Just like in the aforementioned question, I wanted to divide by a factor $(z+1)$, and use Rouché's theorem on $h(z) = f(z)/(z+1)$ and $g(z) = 9$. However, if $z = -1$, then $|h(z)-g(z)| = 9$ and $|h(z)|+|g(z)| = 9$, so we do not have a strict inequality.
The reason for this is that $-1$ is a zero of multiplicity $2$ in $f(z)$. I then thought that dividing by $(z+1)$ again would help me, but now I am left with having to prove that
$|z^8 - 2z^7+3z^6-4z^5+5z^4-6z^3+7z^2-8z| < |z^8 - 2z^7+3z^6-4z^5+5z^4-6z^3+7z^2-8z+9| + |9|$ for all $z \in \partial D(0,1)$.
Maple and Wolfram both agree this is valid for all $z \in \partial D(0,1)$, but how do I prove this?
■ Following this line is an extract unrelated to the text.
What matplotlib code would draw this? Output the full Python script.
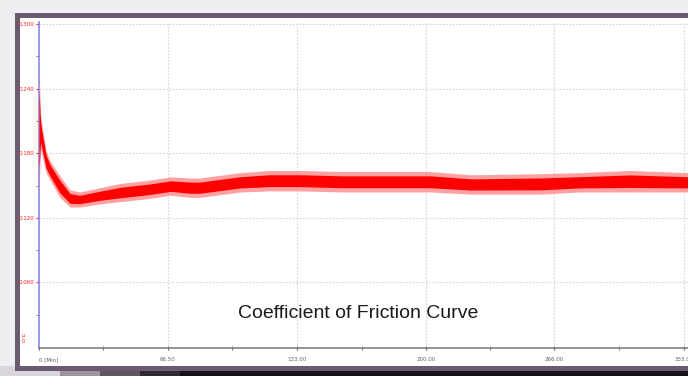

Or is there a better function $g(z)$ that I can use?
Thanks
This needs a little consideration.
We show $f_1(z)=\frac{f(z)}{z+1}=z^9-z^8+z^7+\dots-z^2+z+9$ has no root in the disk $D(0,r)$ for any $0<r<1$, hence your assertion follows.
Since $|f_1-9|\le r^9+r^8+\dots+r<9$ on $\partial D(0,r) $, you can use the theorem.